- _TASK DESCRIPTION_: Drop the pictures, then extract the listing word for word.

────────────────

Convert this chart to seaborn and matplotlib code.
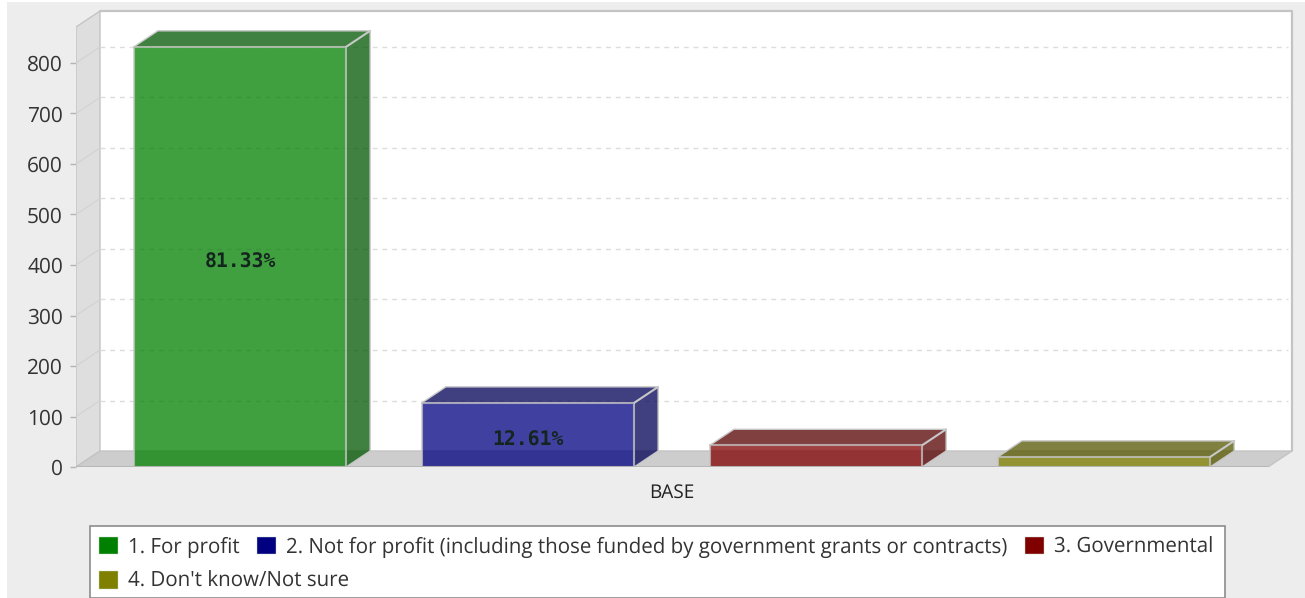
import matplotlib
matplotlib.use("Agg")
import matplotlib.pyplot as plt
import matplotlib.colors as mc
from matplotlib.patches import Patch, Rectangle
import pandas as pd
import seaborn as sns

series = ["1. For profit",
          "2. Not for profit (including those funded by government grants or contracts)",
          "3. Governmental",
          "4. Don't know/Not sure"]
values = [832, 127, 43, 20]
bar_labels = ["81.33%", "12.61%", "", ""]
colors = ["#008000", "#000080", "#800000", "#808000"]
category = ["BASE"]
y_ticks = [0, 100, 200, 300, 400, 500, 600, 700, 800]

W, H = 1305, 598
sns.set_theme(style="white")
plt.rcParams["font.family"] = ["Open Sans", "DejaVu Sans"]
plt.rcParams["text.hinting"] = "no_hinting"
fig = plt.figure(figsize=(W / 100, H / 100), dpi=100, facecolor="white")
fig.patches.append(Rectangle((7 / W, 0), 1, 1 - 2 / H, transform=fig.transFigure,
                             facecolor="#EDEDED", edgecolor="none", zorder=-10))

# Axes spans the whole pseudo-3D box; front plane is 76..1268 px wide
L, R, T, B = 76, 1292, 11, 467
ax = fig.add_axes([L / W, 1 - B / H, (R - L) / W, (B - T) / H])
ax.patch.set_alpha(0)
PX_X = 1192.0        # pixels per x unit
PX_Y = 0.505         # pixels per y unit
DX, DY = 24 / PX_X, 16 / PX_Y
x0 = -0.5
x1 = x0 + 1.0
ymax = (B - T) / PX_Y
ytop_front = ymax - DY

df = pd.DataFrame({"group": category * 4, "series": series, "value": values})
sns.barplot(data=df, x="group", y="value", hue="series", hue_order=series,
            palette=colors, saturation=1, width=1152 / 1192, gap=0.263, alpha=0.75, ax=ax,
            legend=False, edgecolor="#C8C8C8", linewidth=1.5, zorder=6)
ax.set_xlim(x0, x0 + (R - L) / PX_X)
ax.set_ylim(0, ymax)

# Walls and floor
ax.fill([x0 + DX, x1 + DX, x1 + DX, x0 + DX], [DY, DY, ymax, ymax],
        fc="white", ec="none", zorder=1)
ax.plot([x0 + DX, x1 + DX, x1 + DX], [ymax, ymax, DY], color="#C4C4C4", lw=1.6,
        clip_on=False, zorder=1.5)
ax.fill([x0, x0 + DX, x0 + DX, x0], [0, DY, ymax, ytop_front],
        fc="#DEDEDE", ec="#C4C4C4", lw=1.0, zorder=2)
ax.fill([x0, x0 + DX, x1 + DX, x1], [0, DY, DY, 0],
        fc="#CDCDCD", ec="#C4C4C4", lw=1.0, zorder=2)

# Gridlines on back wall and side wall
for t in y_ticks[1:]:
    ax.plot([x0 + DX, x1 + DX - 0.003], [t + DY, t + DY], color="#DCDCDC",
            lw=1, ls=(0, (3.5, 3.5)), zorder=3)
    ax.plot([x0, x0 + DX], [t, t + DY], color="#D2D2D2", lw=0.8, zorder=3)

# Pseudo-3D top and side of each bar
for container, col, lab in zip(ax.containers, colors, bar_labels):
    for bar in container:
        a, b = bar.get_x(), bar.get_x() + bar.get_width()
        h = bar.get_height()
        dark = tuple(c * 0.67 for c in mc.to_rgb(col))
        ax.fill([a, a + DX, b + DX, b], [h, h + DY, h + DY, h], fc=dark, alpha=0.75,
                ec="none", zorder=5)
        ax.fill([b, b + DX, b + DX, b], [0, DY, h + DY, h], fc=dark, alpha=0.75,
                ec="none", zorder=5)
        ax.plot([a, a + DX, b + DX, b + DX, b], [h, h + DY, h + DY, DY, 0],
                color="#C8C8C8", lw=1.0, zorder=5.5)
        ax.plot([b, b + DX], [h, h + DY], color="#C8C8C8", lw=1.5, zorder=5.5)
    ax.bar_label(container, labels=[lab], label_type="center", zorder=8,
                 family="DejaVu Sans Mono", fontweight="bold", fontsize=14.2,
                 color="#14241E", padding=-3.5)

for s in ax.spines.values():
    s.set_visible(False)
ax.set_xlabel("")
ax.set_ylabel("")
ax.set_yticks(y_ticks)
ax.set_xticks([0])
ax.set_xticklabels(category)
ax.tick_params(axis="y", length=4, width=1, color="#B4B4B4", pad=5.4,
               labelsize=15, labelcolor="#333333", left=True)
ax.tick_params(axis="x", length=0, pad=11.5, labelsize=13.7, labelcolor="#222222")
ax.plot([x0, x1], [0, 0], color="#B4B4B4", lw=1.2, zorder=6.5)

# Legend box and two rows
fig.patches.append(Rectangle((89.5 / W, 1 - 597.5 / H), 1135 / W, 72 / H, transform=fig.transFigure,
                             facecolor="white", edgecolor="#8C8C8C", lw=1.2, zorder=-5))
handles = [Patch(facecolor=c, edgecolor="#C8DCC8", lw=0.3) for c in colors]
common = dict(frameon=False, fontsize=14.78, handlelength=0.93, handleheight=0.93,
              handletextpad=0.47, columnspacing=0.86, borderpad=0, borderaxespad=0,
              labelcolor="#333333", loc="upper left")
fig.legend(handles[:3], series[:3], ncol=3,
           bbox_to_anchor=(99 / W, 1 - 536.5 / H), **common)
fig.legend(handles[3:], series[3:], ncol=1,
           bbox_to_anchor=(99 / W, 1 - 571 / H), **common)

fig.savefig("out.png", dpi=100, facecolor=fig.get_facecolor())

────────────────

- _EXERCISE ANSWER_:
Convert this chart to seaborn and matplotlib code.
import matplotlib
matplotlib.use("Agg")
import matplotlib.pyplot as plt
import matplotlib.colors as mc
from matplotlib.patches import Patch, Rectangle
import pandas as pd
import seaborn as sns

series = ["1. For profit",
          "2. Not for profit (including those funded by government grants or contracts)",
          "3. Governmental",
          "4. Don't know/Not sure"]
values = [832, 127, 43, 20]
bar_labels = ["81.33%", "12.61%", "", ""]
colors = ["#008000", "#000080", "#800000", "#808000"]
category = ["BASE"]
y_ticks = [0, 100, 200, 300, 400, 500, 600, 700, 800]

W, H = 1305, 598
sns.set_theme(style="white")
plt.rcParams["font.family"] = ["Open Sans", "DejaVu Sans"]
plt.rcParams["text.hinting"] = "no_hinting"
fig = plt.figure(figsize=(W / 100, H / 100), dpi=100, facecolor="white")
fig.patches.append(Rectangle((7 / W, 0), 1, 1 - 2 / H, transform=fig.transFigure,
                             facecolor="#EDEDED", edgecolor="none", zorder=-10))

# Axes spans the whole pseudo-3D box; front plane is 76..1268 px wide
L, R, T, B = 76, 1292, 11, 467
ax = fig.add_axes([L / W, 1 - B / H, (R - L) / W, (B - T) / H])
ax.patch.set_alpha(0)
PX_X = 1192.0        # pixels per x unit
PX_Y = 0.505         # pixels per y unit
DX, DY = 24 / PX_X, 16 / PX_Y
x0 = -0.5
x1 = x0 + 1.0
ymax = (B - T) / PX_Y
ytop_front = ymax - DY

df = pd.DataFrame({"group": category * 4, "series": series, "value": values})
sns.barplot(data=df, x="group", y="value", hue="series", hue_order=series,
            palette=colors, saturation=1, width=1152 / 1192, gap=0.263, alpha=0.75, ax=ax,
            legend=False, edgecolor="#C8C8C8", linewidth=1.5, zorder=6)
ax.set_xlim(x0, x0 + (R - L) / PX_X)
ax.set_ylim(0, ymax)

# Walls and floor
ax.fill([x0 + DX, x1 + DX, x1 + DX, x0 + DX], [DY, DY, ymax, ymax],
        fc="white", ec="none", zorder=1)
ax.plot([x0 + DX, x1 + DX, x1 + DX], [ymax, ymax, DY], color="#C4C4C4", lw=1.6,
        clip_on=False, zorder=1.5)
ax.fill([x0, x0 + DX, x0 + DX, x0], [0, DY, ymax, ytop_front],
        fc="#DEDEDE", ec="#C4C4C4", lw=1.0, zorder=2)
ax.fill([x0, x0 + DX, x1 + DX, x1], [0, DY, DY, 0],
        fc="#CDCDCD", ec="#C4C4C4", lw=1.0, zorder=2)

# Gridlines on back wall and side wall
for t in y_ticks[1:]:
    ax.plot([x0 + DX, x1 + DX - 0.003], [t + DY, t + DY], color="#DCDCDC",
            lw=1, ls=(0, (3.5, 3.5)), zorder=3)
    ax.plot([x0, x0 + DX], [t, t + DY], color="#D2D2D2", lw=0.8, zorder=3)

# Pseudo-3D top and side of each bar
for container, col, lab in zip(ax.containers, colors, bar_labels):
    for bar in container:
        a, b = bar.get_x(), bar.get_x() + bar.get_width()
        h = bar.get_height()
        dark = tuple(c * 0.67 for c in mc.to_rgb(col))
        ax.fill([a, a + DX, b + DX, b], [h, h + DY, h + DY, h], fc=dark, alpha=0.75,
                ec="none", zorder=5)
        ax.fill([b, b + DX, b + DX, b], [0, DY, h + DY, h], fc=dark, alpha=0.75,
                ec="none", zorder=5)
        ax.plot([a, a + DX, b + DX, b + DX, b], [h, h + DY, h + DY, DY, 0],
                color="#C8C8C8", lw=1.0, zorder=5.5)
        ax.plot([b, b + DX], [h, h + DY], color="#C8C8C8", lw=1.5, zorder=5.5)
    ax.bar_label(container, labels=[lab], label_type="center", zorder=8,
                 family="DejaVu Sans Mono", fontweight="bold", fontsize=14.2,
                 color="#14241E", padding=-3.5)

for s in ax.spines.values():
    s.set_visible(False)
ax.set_xlabel("")
ax.set_ylabel("")
ax.set_yticks(y_ticks)
ax.set_xticks([0])
ax.set_xticklabels(category)
ax.tick_params(axis="y", length=4, width=1, color="#B4B4B4", pad=5.4,
               labelsize=15, labelcolor="#333333", left=True)
ax.tick_params(axis="x", length=0, pad=11.5, labelsize=13.7, labelcolor="#222222")
ax.plot([x0, x1], [0, 0], color="#B4B4B4", lw=1.2, zorder=6.5)

# Legend box and two rows
fig.patches.append(Rectangle((89.5 / W, 1 - 597.5 / H), 1135 / W, 72 / H, transform=fig.transFigure,
                             facecolor="white", edgecolor="#8C8C8C", lw=1.2, zorder=-5))
handles = [Patch(facecolor=c, edgecolor="#C8DCC8", lw=0.3) for c in colors]
common = dict(frameon=False, fontsize=14.78, handlelength=0.93, handleheight=0.93,
              handletextpad=0.47, columnspacing=0.86, borderpad=0, borderaxespad=0,
              labelcolor="#333333", loc="upper left")
fig.legend(handles[:3], series[:3], ncol=3,
           bbox_to_anchor=(99 / W, 1 - 536.5 / H), **common)
fig.legend(handles[3:], series[3:], ncol=1,
           bbox_to_anchor=(99 / W, 1 - 571 / H), **common)

fig.savefig("out.png", dpi=100, facecolor=fig.get_facecolor())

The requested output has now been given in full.